[Note/Caveat: This post is pretty much reserved for PA's nerdier readership.]
I'm a Benjaminian. I think about things like ruins and detritus and the trashbin of history. I don't really think too much about Barthes, not these days anyway, where I can barely eke out time to think about dear Walter to begin with. Roland, he's gonna have to take a number if he wants time in this cerebral cortex.
Or does he? In the past month, I've come across more external references to Barthes than I've encountered in the past five years. It's a bit odd, given that 1.) I don't "do" French theory, and 2.) I leave Barthes to the purview of junior TAs who have to teach Mythologies to unsuspecting first year students in Cultural Studies-esque programs. Barthes is incredibly taxing on my poor brain, much more so than Benjamin -- and I can actually read Barthes in the original.
But here it is: in the past month, I've encountered a sports magazine editor who took out a section of a friend's article because it smacked too much of Barthes; a Benjaminian who wrote about how Barthes' Camera Lucida is actually A Lovers Discourse in disguise; and the leading London-based Joycean of our generation, who invoked Barthes in the liner notes of his band's recent EP (leading Joyceans of our generation also write compellingly heartbreaking songs -- who knew?). Barthes is making a roaring comeback into my life, whether or not I want him to. It's alarming.
[Quickly: external links to Barthes here.]
So it was in the midst of an email correspondence with JB (the aforementioned leading London-based Joycean of our generation), who reminded me that A Lovers Discourse was actually a quite compelling read, when it occurred to me that I actually hadn't looked at the text in a while. And that I didn't actually know where on my bookshelf it was hiding. After determining that it was not, in fact, on any of my shelves, I looked over at my yet-to-be-unpacked boxes labelled "Misc. Theory." Barthes had to be there. I opened up the box closest to me, only to find a handful of Freud texts. Something told me to dig further. Sure enough, buried beneath Sigmund, was a whole lot of Roland.
That ha-ha aside, here's the thing:
Yeah. Guess which version American audiences are forced to buy.
JB mentioned a third version -- pictured here -- involving a woman, her reflection, and the tantalizing possibility of a self-kiss on the mirror. "A tasty cover" is how our Joycean described it to me; upon closer inspection he deemed it not as tasty as he had initially remembered it, but no matter: between tasty mirror lady and air quotes, can the crappy medieval/italics excuse for a cover font really compare? I bitch about this now, but I know that soon enough, Barthes' US publishers are going to hire some young thing fresh out of RISD to design a new collection of Barthes' works, and I'm going to regret that even more. (See previous Benjamin cover post.)

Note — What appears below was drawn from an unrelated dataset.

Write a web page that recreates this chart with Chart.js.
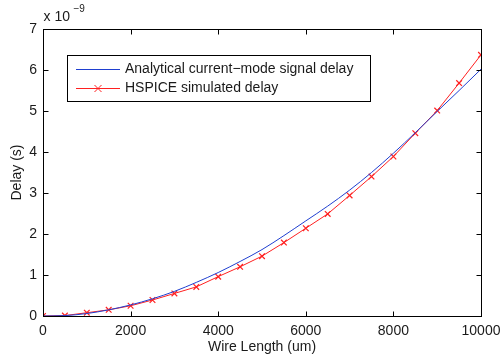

If you've never read Barthes, you're definitely missing out on something pretty special. But the thing is, once you've read him, going back seems oddly perilous. Upon finding my copy of A Lovers Discourse, I noticed that one page had been dog-eared: the chapter entitled "I Am Mad." If one ever needed a reason to flee from Barthes, there it is -- one's own compulsion to fold in the page that describes, with eyebrow-raising accuracy, how "it frequently occurs to the amorous subject that he is or is going mad."